Work to be completed: Reproduce exactly, with no pictures, each line from the opening of the material down through the line containing "from matplotlib.lines import Line2D".
▼
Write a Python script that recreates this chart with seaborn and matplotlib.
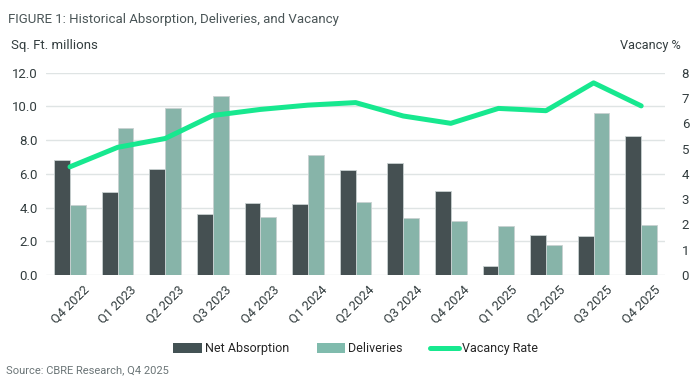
import numpy as np
import pandas as pd
import matplotlib
matplotlib.use("Agg")
import matplotlib.pyplot as plt
import seaborn as sns
from matplotlib.patches import Patch
from matplotlib.lines import Line2D

# Dados
quarters = ["Q4 2022", "Q1 2023", "Q2 2023", "Q3 2023", "Q4 2023", "Q1 2024", "Q2 2024",
            "Q3 2024", "Q4 2024", "Q1 2025", "Q2 2025", "Q3 2025", "Q4 2025"]
net_absorption = [6.83, 4.93, 6.29, 3.60, 4.29, 4.23, 6.21, 6.67, 4.97, 0.53, 2.37, 2.33, 8.25]
deliveries = [4.13, 8.72, 9.89, 10.64, 3.44, 7.14, 4.33, 3.36, 3.22, 2.89, 1.76, 9.63, 2.97]
vacancy = [4.28, 5.05, 5.40, 6.31, 6.55, 6.72, 6.82, 6.29, 6.00, 6.59, 6.50, 7.60, 6.69]

DARK = "#435254"
LIGHT = "#80bbad"
GREEN = "#17e88f"
TEXT = "#333d3f"

sns.set_theme(style="white")
plt.rcParams["font.family"] = ["Roboto", "DejaVu Sans"]

df = pd.DataFrame({
    "quarter": quarters * 2,
    "valor": net_absorption + deliveries,
    "serie": ["Net Absorption"] * len(quarters) + ["Deliveries"] * len(quarters),
})

fig = plt.figure(figsize=(7, 3.83), dpi=100)
ax = fig.add_axes([0.066, 0.282, 0.884, 0.528])

sns.barplot(data=df, x="quarter", y="valor", hue="serie", order=quarters,
            hue_order=["Net Absorption", "Deliveries"], palette=[DARK, LIGHT],
            width=0.66, edgecolor="#c9d1d1", linewidth=0.6, legend=False, ax=ax)

ax.set_xlim(-0.5, len(quarters) - 0.5)
ax.set_ylim(0, 12)
ax.set_yticks(np.arange(0, 12.1, 2))
ax.set_yticklabels([f"{v:.1f}" for v in np.arange(0, 12.1, 2)], fontsize=9.5, color=TEXT)
ax.yaxis.grid(True, color="#dfe4e4", linewidth=1)
ax.set_axisbelow(True)
ax.set_xlabel("")
ax.set_ylabel("")
ax.tick_params(axis="both", length=0, pad=6)
plt.setp(ax.get_xticklabels(), rotation=45, fontsize=9.2, color=TEXT)
for s in ax.spines.values():
    s.set_visible(False)

ax2 = ax.twinx()
sns.lineplot(x=np.arange(len(quarters)), y=vacancy, color=GREEN, linewidth=3.6,
             ax=ax2, legend=False)
ax2.set_ylim(0, 8)
ax2.set_yticks(range(0, 9))
ax2.set_yticklabels([str(v) for v in range(0, 9)], fontsize=9.5, color=TEXT)
ax2.tick_params(axis="y", length=0, pad=12)
ax2.grid(False)
for s in ax2.spines.values():
    s.set_visible(False)

# Textos
fig.text(0.012, 0.948, "FIGURE 1: Historical Absorption, Deliveries, and Vacancy",
         fontsize=9.5, color="#4a5557", va="center")
fig.text(0.016, 0.882, "Sq. Ft. millions", fontsize=9.5, color=TEXT, va="center")
fig.text(0.972, 0.882, "Vacancy %", fontsize=9.2, color=TEXT, va="center", ha="right")
fig.text(0.008, 0.034, "Source: CBRE Research, Q4 2025", fontsize=8, color="#6b7577", va="center")

handles = [Patch(facecolor=DARK, edgecolor="none"),
           Patch(facecolor=LIGHT, edgecolor="none"),
           Line2D([0], [0], color=GREEN, linewidth=3.6, solid_capstyle="round")]
fig.legend(handles, ["Net Absorption", "Deliveries", "Vacancy Rate"], loc="center",
           bbox_to_anchor=(0.508, 0.089), ncol=3, frameon=False, fontsize=9,
           handlelength=2.3, handleheight=0.9, columnspacing=2.2, handletextpad=0.25)

fig.savefig("out.png", dpi=100)
plt.close(fig)
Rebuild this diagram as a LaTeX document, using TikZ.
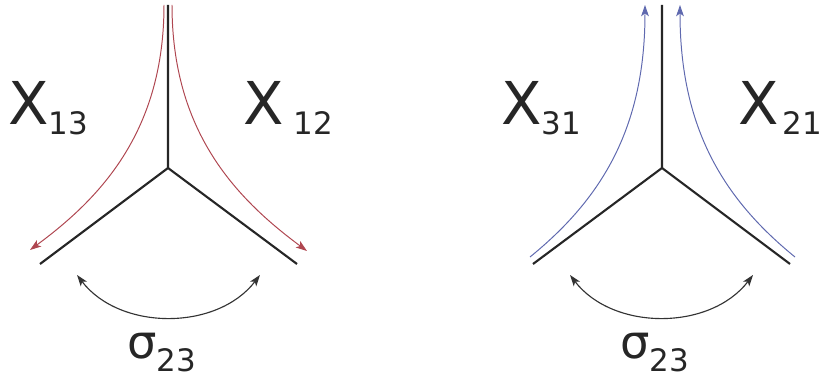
\documentclass[tikz,border=0pt]{standalone}
\usepackage{fontspec}
\setmainfont{DejaVu Sans}
\usetikzlibrary{arrows.meta}

\newcommand{\bigX}[2]{{\fontsize{42}{42}\selectfont X}\hspace{#2}\raisebox{-7pt}{\fontsize{22}{22}\selectfont #1}}
\newcommand{\sig}[1]{{\fontsize{33}{33}\selectfont σ}\raisebox{-9pt}{\fontsize{22}{22}\selectfont #1}}

\begin{document}
\begin{tikzpicture}[
  x=0.025cm, y=-0.025cm,
  leg/.style={draw=black!85, line width=1.5pt},
  flowR/.style={draw={rgb,255:red,175;green,70;blue,80}, line width=0.7pt, -{Stealth[length=8pt,width=5.5pt,inset=2pt]}},
  flowB/.style={draw={rgb,255:red,95;green,105;blue,175}, line width=0.7pt, -{Stealth[length=8pt,width=5.5pt,inset=2pt]}},
  swap/.style={draw=black!80, line width=0.8pt, {Stealth[length=8pt,width=5.5pt,inset=2pt]}-{Stealth[length=8pt,width=5.5pt,inset=2pt]}},
  lab/.style={inner sep=0pt, anchor=base west, text=black!85}
]
  \useasboundingbox (0,0) rectangle (824,379);

  % left vertex
  \coordinate (cL) at (168,168);
  \coordinate (tL) at (168,5);
  \coordinate (aL) at (40,264);
  \coordinate (bL) at (297,264);
  \draw[leg] (tL) -- (cL) -- (aL);
  \draw[leg] (cL) -- (bL);

  \coordinate (r1s) at (164,5);  \coordinate (r1e) at (30,250);
  \coordinate (r2s) at (172,5);  \coordinate (r2e) at (307,251);
  \draw[flowR] (r1s) .. controls (164,130) and (102,197) .. (r1e);
  \draw[flowR] (r2s) .. controls (172,130) and (234,197) .. (r2e);

  \node[lab] (x13) at (8,125) {\bigX{13}{0pt}};
  \node[lab] (x12) at (243,125) {\bigX{12}{7pt}};

  \coordinate (sL1) at (77,275); \coordinate (sL2) at (260,275);
  \draw[swap] (sL1) .. controls (120,331) and (217,331) .. (sL2);
  \node[lab] (sigL) at (127,359) {\sig{23}};

  % right vertex
  \coordinate (cR) at (662,168);
  \coordinate (tR) at (662,5);
  \coordinate (aR) at (533,264);
  \coordinate (bR) at (790,264);
  \draw[leg] (tR) -- (cR) -- (aR);
  \draw[leg] (cR) -- (bR);

  \coordinate (b1s) at (530,257); \coordinate (b1e) at (645,5);
  \coordinate (b2s) at (795,257); \coordinate (b2e) at (680,5);
  \draw[flowB] (b1s) .. controls (600,200) and (645,130) .. (b1e);
  \draw[flowB] (b2s) .. controls (725,200) and (680,130) .. (b2e);

  \node[lab] (x31) at (501,125) {\bigX{31}{0pt}};
  \node[lab] (x21) at (738,125) {\bigX{21}{3pt}};

  \coordinate (sR1) at (570,275); \coordinate (sR2) at (753,275);
  \draw[swap] (sR1) .. controls (613,331) and (710,331) .. (sR2);
  \node[lab] (sigR) at (620,359) {\sig{23}};
\end{tikzpicture}
\end{document}
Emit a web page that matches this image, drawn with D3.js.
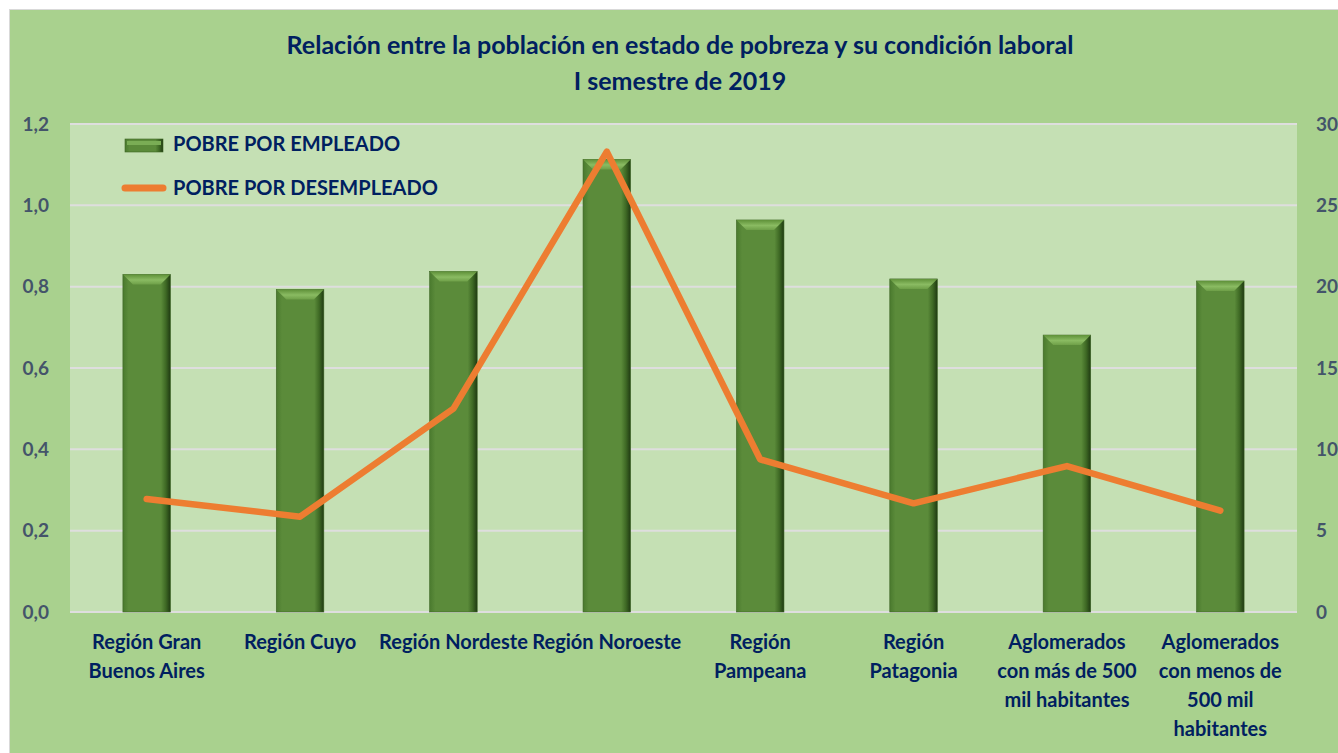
<!DOCTYPE html>
<html lang="es">
<head>
    <meta charset="UTF-8">
    <title>Pobreza y condición laboral</title>
    <script src="https://d3js.org/d3.v7.min.js"></script>
    <style type="text/css">
        body { margin: 0; background: #fff; }
        svg { display: block; }
    </style>
</head>
<body>
<script type="text/javascript">

// data
var categories = [
    ["Región Gran", "Buenos Aires"],
    ["Región Cuyo"],
    ["Región Nordeste"],
    ["Región Noroeste"],
    ["Región", "Pampeana"],
    ["Región", "Patagonia"],
    ["Aglomerados", "con más de 500", "mil habitantes"],
    ["Aglomerados", "con menos de", "500 mil", "habitantes"]
];
var pobrePorEmpleado = [0.83, 0.793, 0.837, 1.113, 0.964, 0.819, 0.681, 0.814];
var pobrePorDesempleado = [6.95, 5.86, 12.5, 28.3, 9.38, 6.68, 8.97, 6.23];
var leftTicks = [0, 0.2, 0.4, 0.6, 0.8, 1.0, 1.2];
var rightTicks = [0, 5, 10, 15, 20, 25, 30];
var titleLines = ["Relación entre la población en estado de pobreza y su condición laboral", "I semestre de 2019"];
var seriesNames = ["POBRE POR EMPLEADO", "POBRE POR DESEMPLEADO"];

var w = 1338, h = 753;
var plot = {left: 70, right: 1297, top: 124, bottom: 612};
var navy = "#002060";
var tickColor = "#44546a";
var font = "Lato, 'Open Sans', sans-serif";

var svg = d3.select("body").append("svg")
    .attr("width", w)
    .attr("height", h);

var defs = svg.append("defs");
var grad = defs.append("linearGradient").attr("id", "barGrad")
    .attr("x1", "0%").attr("x2", "100%").attr("y1", "0%").attr("y2", "0%");
grad.append("stop").attr("offset", "0%").attr("stop-color", "#4a7a2e");
grad.append("stop").attr("offset", "12%").attr("stop-color", "#5b8b3a");
grad.append("stop").attr("offset", "80%").attr("stop-color", "#5b8b3a");
grad.append("stop").attr("offset", "90%").attr("stop-color", "#3f6a25");
grad.append("stop").attr("offset", "100%").attr("stop-color", "#1f3a12");

var bevelGrad = defs.append("linearGradient").attr("id", "bevelGrad")
    .attr("x1", "0%").attr("x2", "0%").attr("y1", "0%").attr("y2", "100%");
bevelGrad.append("stop").attr("offset", "0%").attr("stop-color", "#5f9139");
bevelGrad.append("stop").attr("offset", "55%").attr("stop-color", "#8abb62");
bevelGrad.append("stop").attr("offset", "100%").attr("stop-color", "#6e9f48");

// chart area
svg.append("rect")
    .attr("x", 9.5).attr("y", 9.5)
    .attr("width", w).attr("height", h)
    .attr("fill", "#a9d18e")
    .attr("stroke", "#d9d9d9");

svg.append("rect")
    .attr("x", plot.left).attr("y", plot.top)
    .attr("width", plot.right - plot.left).attr("height", plot.bottom - plot.top)
    .attr("fill", "#c5e0b4");

//Create scale functions
var xScale = d3.scaleBand()
    .domain(d3.range(categories.length))
    .range([plot.left, plot.right])
    .paddingInner(0.69)
    .paddingOuter(0.345);

var yLeft = d3.scaleLinear().domain([0, 1.2]).range([plot.bottom, plot.top]);
var yRight = d3.scaleLinear().domain([0, 30]).range([plot.bottom, plot.top]);

// gridlines
svg.append("g")
    .selectAll("line")
    .data(leftTicks)
    .enter()
    .append("line")
    .attr("x1", plot.left).attr("x2", plot.right)
    .attr("y1", function(d) { return yLeft(d); })
    .attr("y2", function(d) { return yLeft(d); })
    .attr("stroke", "#dedede")
    .attr("stroke-width", 2);

// left axis
var leftAxis = d3.axisLeft(yLeft)
    .tickValues(leftTicks)
    .tickSize(0)
    .tickPadding(21)
    .tickFormat(function(d) { return d3.format(".1f")(d).replace(".", ","); });
var gl = svg.append("g").attr("transform", "translate(" + plot.left + ",0)").call(leftAxis);
gl.select(".domain").remove();
gl.selectAll("text")
    .attr("font-family", font)
    .attr("font-size", "19px")
    .attr("font-weight", "bold")
    .attr("fill", tickColor);

// right axis
var rightAxis = d3.axisRight(yRight)
    .tickValues(rightTicks)
    .tickSize(0)
    .tickPadding(19);
var gr = svg.append("g").attr("transform", "translate(" + plot.right + ",0)").call(rightAxis);
gr.select(".domain").remove();
gr.selectAll("text")
    .attr("font-family", font)
    .attr("font-size", "19px")
    .attr("font-weight", "bold")
    .attr("fill", tickColor);

// bars
var bars = svg.append("g").selectAll("g")
    .data(pobrePorEmpleado)
    .enter()
    .append("g");

bars.append("rect")
    .attr("x", function(d, i) { return xScale(i); })
    .attr("y", function(d) { return yLeft(d); })
    .attr("width", xScale.bandwidth())
    .attr("height", function(d) { return yLeft(0) - yLeft(d); })
    .attr("fill", "url(#barGrad)")
    .attr("stroke", "#3d6424")
    .attr("stroke-width", 0.6);

// bevel on bar top
bars.append("path")
    .attr("d", function(d, i) {
        var x0 = xScale(i), x1 = x0 + xScale.bandwidth(), y0 = yLeft(d), b = 10;
        return "M" + x0 + "," + y0 + "L" + x1 + "," + y0 + "L" + (x1 - b) + "," + (y0 + b) +
            "L" + (x0 + b) + "," + (y0 + b) + "Z";
    })
    .attr("fill", "url(#bevelGrad)");

// line
var line = d3.line()
    .x(function(d, i) { return xScale(i) + xScale.bandwidth() / 2; })
    .y(function(d) { return yRight(d); });

svg.append("path")
    .datum(pobrePorDesempleado)
    .attr("d", line)
    .attr("fill", "none")
    .attr("stroke", "#ed7d31")
    .attr("stroke-width", 6.5)
    .attr("stroke-linecap", "round")
    .attr("stroke-linejoin", "round");

// category labels
var catG = svg.append("g");
categories.forEach(function(lines, i) {
    var t = catG.append("text")
        .attr("x", xScale(i) + xScale.bandwidth() / 2)
        .attr("y", 649)
        .attr("text-anchor", "middle")
        .attr("font-family", font)
        .attr("font-size", "20px")
        .attr("font-weight", "bold")
        .attr("fill", navy);
    lines.forEach(function(l, j) {
        t.append("tspan")
            .attr("x", xScale(i) + xScale.bandwidth() / 2)
            .attr("dy", j === 0 ? 0 : 29)
            .text(l);
    });
});

// title
svg.selectAll("text.title")
    .data(titleLines)
    .enter()
    .append("text")
    .attr("class", "title")
    .attr("x", 680)
    .attr("y", function(d, i) { return 54 + i * 36; })
    .attr("text-anchor", "middle")
    .attr("font-family", font)
    .attr("font-size", "25px")
    .attr("font-weight", "bold")
    .attr("fill", navy)
    .text(function(d) { return d; });

// legend
var lg = svg.append("g");
lg.append("rect")
    .attr("x", 125).attr("y", 139).attr("width", 38).attr("height", 13)
    .attr("fill", "url(#barGrad)")
    .attr("stroke", "#3d6424").attr("stroke-width", 0.6);
lg.append("rect")
    .attr("x", 127).attr("y", 141).attr("width", 34).attr("height", 4)
    .attr("fill", "#7aad55");
lg.append("line")
    .attr("x1", 125).attr("x2", 163).attr("y1", 188).attr("y2", 188)
    .attr("stroke", "#ed7d31").attr("stroke-width", 7).attr("stroke-linecap", "round");

lg.selectAll("text")
    .data(seriesNames)
    .enter()
    .append("text")
    .attr("x", 173)
    .attr("y", function(d, i) { return 151 + i * 44; })
    .attr("font-family", font)
    .attr("font-size", "20px")
    .attr("font-weight", "bold")
    .attr("fill", navy)
    .text(function(d) { return d; });

</script>
</body>
</html>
▲
Finished task:
Write a Python script that recreates this chart with seaborn and matplotlib.
import numpy as np
import pandas as pd
import matplotlib
matplotlib.use("Agg")
import matplotlib.pyplot as plt
import seaborn as sns
from matplotlib.patches import Patch
from matplotlib.lines import Line2D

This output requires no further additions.